Eagle River vandals cause thousands in damage
UPDATE (May 8, 2018) After this story was posted online, another report of a broken window was reported at the McDonald Center. According to Anchorage Police, facility was burglarized on May 5, when someone broke into the building by breaking the front window. Once inside, the miscreants broke a clock and poured juice from a fridge onto the floor. The center also had a window broken in mid-April.
Reports of vandalism aren’t on the rise in Chugiak-Eagle River, but statistics won’t un-break any of the windows at Fire Lake Elementary School.
Or at the McDonald Center.
Or the Chugiak-Eagle River Library.
“It doesn’t feel great to work in rooms that are boarded up with plywood,” said Fire Lake principal Christine Garbe, whose office window was broken by a rock last week.
Garbe’s school off Harry McDonald Road has been at the epicenter of a springtime vandalism spree that has resulted in thousands of dollars of damage to public facilities around town.
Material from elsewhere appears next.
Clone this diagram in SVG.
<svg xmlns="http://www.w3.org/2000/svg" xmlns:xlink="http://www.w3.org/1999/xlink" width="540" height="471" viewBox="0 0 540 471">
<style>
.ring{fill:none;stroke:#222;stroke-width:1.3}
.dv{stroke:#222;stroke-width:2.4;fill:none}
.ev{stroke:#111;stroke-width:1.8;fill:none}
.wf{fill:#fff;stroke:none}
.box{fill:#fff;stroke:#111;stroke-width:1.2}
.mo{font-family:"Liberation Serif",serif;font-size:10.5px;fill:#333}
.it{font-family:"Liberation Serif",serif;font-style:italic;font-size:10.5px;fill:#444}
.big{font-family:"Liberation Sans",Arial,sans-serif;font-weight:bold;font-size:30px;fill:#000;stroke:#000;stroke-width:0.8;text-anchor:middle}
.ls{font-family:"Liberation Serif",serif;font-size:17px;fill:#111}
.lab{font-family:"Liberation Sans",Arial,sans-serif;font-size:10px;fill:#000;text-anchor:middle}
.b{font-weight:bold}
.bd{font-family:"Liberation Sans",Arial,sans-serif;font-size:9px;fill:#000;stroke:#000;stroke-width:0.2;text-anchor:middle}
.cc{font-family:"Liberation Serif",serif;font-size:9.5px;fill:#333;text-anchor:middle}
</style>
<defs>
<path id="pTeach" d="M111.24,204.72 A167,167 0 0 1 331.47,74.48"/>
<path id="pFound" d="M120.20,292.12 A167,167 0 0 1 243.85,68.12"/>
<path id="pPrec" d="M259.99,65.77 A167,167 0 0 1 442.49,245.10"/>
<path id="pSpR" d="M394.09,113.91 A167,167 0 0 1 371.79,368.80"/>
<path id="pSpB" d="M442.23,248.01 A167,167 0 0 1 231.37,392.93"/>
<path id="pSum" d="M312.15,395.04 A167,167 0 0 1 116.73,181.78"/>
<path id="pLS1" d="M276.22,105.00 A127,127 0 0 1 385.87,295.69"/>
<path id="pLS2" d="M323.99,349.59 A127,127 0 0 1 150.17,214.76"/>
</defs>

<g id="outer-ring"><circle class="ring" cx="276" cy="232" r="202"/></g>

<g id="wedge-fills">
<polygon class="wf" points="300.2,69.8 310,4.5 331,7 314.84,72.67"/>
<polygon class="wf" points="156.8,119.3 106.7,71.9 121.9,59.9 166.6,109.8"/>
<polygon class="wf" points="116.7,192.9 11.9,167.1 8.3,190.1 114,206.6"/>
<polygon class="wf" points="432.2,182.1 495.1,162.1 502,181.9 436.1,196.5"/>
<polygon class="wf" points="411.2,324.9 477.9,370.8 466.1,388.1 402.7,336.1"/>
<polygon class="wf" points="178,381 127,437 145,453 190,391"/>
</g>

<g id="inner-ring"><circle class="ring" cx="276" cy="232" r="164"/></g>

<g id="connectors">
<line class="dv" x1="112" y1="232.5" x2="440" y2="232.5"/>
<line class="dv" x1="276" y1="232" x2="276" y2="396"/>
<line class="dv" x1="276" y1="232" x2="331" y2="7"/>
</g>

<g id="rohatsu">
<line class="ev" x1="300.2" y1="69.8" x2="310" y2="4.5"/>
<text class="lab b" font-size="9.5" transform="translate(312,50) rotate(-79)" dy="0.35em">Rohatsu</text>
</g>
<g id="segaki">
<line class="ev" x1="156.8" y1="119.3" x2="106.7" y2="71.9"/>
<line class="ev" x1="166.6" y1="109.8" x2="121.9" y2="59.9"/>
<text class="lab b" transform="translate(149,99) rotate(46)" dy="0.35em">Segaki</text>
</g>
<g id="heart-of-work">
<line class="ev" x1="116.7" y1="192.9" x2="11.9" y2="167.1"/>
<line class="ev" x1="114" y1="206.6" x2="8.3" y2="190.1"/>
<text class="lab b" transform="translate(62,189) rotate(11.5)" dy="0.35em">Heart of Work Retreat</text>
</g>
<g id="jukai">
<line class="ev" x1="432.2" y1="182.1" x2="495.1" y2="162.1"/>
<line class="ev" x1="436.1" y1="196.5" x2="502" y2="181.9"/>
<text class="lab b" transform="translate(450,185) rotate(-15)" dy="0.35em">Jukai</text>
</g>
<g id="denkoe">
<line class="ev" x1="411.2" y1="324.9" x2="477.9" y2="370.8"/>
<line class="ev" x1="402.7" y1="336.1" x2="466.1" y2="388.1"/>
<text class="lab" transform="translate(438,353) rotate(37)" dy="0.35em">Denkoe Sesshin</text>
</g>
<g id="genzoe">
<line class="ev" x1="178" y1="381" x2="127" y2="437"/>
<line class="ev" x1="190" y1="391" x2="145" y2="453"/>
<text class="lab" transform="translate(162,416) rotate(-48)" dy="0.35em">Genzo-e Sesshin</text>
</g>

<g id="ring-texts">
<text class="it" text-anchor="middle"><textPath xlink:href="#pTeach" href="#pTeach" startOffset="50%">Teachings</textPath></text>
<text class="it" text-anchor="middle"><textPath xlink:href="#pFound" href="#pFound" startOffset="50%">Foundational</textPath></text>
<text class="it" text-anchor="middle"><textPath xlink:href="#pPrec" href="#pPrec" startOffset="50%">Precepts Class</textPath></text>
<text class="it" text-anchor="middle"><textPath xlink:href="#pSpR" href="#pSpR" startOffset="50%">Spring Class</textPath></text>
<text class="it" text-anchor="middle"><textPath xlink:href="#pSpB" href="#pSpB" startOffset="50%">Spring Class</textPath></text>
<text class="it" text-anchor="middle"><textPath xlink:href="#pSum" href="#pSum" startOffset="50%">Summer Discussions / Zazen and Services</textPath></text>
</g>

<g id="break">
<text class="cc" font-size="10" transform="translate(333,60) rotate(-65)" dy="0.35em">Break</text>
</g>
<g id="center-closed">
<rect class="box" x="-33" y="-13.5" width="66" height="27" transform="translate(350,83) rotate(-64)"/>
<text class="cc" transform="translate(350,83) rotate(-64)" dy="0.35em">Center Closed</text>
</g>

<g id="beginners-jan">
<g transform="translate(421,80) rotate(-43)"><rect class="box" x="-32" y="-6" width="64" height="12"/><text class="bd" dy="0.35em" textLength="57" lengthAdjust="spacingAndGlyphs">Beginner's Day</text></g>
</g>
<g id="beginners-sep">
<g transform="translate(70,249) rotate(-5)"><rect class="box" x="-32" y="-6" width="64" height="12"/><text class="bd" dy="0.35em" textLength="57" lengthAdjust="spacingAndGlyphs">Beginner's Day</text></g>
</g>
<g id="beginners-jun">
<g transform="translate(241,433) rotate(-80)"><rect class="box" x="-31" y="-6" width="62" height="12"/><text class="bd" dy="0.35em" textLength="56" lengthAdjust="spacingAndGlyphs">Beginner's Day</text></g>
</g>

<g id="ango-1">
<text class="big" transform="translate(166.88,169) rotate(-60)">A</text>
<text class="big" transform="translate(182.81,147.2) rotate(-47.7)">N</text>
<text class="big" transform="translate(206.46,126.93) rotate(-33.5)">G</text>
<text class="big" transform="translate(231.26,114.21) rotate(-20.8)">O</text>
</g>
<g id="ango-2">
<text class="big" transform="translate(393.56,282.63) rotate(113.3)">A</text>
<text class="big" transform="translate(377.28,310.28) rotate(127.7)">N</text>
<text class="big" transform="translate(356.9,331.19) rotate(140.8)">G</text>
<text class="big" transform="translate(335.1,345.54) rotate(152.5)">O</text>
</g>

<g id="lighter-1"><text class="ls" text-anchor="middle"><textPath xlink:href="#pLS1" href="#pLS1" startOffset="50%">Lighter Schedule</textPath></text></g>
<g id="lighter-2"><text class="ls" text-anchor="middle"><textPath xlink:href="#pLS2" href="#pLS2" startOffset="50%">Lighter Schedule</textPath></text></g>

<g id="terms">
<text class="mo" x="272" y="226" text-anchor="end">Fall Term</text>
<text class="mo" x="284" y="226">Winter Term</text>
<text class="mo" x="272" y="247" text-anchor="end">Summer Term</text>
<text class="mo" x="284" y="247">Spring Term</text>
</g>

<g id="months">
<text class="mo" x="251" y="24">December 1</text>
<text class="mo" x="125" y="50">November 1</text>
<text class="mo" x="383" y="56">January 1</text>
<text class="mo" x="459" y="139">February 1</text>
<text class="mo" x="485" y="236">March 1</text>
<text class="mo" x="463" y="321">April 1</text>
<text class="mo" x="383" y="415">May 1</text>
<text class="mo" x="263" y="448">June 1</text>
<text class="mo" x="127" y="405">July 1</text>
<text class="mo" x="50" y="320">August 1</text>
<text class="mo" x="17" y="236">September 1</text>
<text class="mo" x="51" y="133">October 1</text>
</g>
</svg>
The rash of high-visibility vandalism began March 23, when someone arrived at the school around midnight with a can of spray paint. Garbe said the school’s security cameras captured a tall, thin male in a white sweatshirt tagging the building, the weekday home to 371 kindergarten through fifth grade students.
Garbe said the incident appeared to be isolated until the suspect returned on two weeks later, this time breaking a window and spraying more graffiti on the building. Garbe said cameras again caught the vandal.
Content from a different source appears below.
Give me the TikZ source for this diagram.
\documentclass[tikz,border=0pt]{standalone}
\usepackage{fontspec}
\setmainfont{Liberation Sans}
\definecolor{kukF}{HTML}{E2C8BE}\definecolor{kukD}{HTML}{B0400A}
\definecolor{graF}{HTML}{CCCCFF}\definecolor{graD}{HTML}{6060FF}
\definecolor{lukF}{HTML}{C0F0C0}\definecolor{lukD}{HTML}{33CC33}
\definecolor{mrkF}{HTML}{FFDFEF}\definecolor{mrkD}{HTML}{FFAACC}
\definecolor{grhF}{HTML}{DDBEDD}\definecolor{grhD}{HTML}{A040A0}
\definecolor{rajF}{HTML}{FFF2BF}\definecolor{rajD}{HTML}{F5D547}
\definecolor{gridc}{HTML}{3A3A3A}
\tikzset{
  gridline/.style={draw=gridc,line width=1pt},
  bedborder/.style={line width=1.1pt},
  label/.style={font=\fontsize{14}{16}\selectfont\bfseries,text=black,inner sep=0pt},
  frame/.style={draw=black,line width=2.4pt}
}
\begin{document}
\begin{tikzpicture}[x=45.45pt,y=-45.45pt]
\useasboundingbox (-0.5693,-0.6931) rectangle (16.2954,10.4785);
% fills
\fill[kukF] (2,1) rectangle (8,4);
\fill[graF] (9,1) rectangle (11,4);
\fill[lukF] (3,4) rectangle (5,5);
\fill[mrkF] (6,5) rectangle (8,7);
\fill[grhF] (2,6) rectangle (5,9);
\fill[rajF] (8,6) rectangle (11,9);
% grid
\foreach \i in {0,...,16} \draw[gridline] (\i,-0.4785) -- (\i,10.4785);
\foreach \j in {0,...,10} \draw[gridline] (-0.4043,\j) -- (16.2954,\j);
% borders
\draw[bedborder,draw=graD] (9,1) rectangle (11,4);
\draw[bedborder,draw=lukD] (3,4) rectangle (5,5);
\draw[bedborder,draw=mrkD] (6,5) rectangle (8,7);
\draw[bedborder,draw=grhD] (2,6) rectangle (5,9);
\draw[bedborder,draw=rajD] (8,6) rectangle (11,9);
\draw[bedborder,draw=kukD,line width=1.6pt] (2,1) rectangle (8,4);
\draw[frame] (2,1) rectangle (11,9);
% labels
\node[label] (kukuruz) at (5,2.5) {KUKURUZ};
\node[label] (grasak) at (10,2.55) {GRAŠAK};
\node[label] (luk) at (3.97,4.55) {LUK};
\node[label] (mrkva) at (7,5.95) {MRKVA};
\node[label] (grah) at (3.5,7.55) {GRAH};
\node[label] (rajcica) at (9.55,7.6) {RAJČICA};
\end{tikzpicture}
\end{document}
“It’s the same individual, he’s acting alone,” she said.
That same weekend, someone — presumably the same person — also broke a window at the neighboring McDonald Center.
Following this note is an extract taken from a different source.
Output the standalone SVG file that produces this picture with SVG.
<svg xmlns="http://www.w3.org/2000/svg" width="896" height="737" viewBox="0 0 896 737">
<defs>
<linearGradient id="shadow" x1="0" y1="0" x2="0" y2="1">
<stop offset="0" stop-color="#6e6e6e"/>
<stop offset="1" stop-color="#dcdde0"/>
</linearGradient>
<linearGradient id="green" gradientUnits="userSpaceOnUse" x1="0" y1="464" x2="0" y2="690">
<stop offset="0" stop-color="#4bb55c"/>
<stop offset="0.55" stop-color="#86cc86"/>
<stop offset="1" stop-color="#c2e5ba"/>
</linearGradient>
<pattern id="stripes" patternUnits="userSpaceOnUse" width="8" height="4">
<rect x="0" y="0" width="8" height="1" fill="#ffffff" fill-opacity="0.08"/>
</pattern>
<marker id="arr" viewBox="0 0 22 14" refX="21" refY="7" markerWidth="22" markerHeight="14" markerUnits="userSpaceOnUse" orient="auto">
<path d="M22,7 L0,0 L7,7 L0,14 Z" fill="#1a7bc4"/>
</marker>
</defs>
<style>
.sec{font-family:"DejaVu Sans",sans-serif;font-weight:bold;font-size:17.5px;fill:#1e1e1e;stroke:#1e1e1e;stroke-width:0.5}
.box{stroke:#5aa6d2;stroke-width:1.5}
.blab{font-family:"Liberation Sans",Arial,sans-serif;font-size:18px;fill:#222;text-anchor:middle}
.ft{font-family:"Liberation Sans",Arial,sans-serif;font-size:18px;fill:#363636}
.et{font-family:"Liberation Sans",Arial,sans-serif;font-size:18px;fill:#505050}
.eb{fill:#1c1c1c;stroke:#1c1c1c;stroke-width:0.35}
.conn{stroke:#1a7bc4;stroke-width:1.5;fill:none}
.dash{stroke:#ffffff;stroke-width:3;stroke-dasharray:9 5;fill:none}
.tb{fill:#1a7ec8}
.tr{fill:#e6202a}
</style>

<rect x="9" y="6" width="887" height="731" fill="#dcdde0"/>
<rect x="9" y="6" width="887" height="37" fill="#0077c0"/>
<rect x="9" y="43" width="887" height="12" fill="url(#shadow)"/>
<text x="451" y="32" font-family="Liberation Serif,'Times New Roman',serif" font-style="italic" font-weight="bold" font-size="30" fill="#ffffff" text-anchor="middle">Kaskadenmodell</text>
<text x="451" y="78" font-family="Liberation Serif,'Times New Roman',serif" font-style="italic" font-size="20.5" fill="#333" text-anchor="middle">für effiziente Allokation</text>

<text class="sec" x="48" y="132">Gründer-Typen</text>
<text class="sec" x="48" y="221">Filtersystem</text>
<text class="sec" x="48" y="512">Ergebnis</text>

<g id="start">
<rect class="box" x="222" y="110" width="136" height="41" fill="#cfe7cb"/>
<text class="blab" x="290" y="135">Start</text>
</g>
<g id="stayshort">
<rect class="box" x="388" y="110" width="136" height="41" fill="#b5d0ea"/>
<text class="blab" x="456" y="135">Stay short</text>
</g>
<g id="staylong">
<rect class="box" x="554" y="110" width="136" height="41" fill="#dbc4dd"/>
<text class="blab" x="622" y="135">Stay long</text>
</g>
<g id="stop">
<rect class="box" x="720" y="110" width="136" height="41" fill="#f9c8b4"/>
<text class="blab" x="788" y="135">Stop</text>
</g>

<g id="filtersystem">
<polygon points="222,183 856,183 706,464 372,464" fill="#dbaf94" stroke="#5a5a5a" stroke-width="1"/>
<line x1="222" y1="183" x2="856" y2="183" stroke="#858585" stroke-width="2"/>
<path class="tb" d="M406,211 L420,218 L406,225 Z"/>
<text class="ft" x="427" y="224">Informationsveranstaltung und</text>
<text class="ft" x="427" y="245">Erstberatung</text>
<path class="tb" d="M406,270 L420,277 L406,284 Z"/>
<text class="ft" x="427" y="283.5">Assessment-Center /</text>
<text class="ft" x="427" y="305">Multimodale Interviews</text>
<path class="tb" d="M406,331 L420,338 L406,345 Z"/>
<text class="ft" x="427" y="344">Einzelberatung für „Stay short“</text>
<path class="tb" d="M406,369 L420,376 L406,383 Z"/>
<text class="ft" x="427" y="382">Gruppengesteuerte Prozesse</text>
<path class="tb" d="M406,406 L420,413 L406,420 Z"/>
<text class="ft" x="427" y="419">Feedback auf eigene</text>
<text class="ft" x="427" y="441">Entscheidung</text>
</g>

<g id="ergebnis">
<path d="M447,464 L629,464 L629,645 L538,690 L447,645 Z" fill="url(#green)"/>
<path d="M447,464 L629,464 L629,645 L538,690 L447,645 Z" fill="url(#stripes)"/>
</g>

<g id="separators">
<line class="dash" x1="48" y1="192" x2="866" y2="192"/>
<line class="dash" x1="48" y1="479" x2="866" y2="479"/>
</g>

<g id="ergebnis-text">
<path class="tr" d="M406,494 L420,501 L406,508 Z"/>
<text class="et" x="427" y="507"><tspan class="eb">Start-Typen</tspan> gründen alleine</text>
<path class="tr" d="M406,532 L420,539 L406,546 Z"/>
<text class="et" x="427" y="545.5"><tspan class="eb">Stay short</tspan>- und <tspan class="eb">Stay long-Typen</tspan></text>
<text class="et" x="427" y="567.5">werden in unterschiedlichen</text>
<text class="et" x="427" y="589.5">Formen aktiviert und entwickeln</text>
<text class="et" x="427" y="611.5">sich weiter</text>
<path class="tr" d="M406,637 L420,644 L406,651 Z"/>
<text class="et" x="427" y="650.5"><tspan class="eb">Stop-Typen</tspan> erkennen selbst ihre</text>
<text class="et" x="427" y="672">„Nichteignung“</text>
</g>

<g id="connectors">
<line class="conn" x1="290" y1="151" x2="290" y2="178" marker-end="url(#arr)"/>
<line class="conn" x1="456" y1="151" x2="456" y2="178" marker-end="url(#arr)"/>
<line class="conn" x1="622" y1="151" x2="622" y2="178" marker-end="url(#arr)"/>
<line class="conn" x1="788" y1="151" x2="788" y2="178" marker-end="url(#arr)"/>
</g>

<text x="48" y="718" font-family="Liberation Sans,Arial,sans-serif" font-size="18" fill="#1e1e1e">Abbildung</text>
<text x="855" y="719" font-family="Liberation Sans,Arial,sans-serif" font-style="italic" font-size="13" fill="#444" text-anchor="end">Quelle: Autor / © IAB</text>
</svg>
“The first couple times I thought, ‘This will stop,’” Garbe said.
But on April 29 at around 12:30 a.m., her office window was broken.
“Then I was like, ‘Nope.’”
On May 2, Garbe made a public appeal via Facebook for any information about the vandal.
“He entered school property from the neighborhood above the school,” she wrote on the school’s Facebook page.
Garbe appealed to homeowners to review footage in hopes of identifying the person.
“If you live in the neighborhood and have cameras we would love to hear from you,” read the post.
Along with reaching out to homeowners, Garbe said she’s been reviewing hours of security footage, working with the Anchorage Police Department and coordinating with the school district to try and identify the man causing what’s now estimated at more than $2,000 in damage. She’s even gone so far as giving out staff cell numbers to area residents in case they spot anything.
The vandalism at Fire Lake and the McDonald Center weren’t the most visible incidents of public mischief in April; that distinction belongs to the Chugiak-Eagle River Library, which was the scene of a fierce attack on a glass door April 19.
That time, though, cops got their man.
According to APD, at around 3:30 p.m. that day, police arrived outside the Eagle River Town Center Building, which houses the library, the Eagle River/Chugiak Parks and Recreation Department and the chamber of commerce. There, they confronted Robert A. Haines, 37, of Eagle River, who had allegedly kicked and broken a window on the door into the library.
During his arrest, police say Haines kicked one of the officers multiple times; he was jailed on charges of criminal mischief and resisting arrest and released on $300 bail later that day.
The high-profile incidents may seem like a spree, but APD’s numbers show vandalism this year appears to be no worse than last. According to the department’s online Community Crime Map, there were 56 vandalism or graffiti calls in Chugiak-Eagle River in 2017, an average of about 4.7 per month. So far in 2018, there have been 17 such reports, or about 4.3 per month.
Still, Garbe said the damage from vandalism adds up.
“It’s taxpayer money,” she said.
It’s also a blight on the community, she said. The school and nearby Mac Center are popular area recreation areas, even when school isn’t in session.
“This is a place where people come to play on the weekends,” she said. “It’s a community spot for a lot of families.”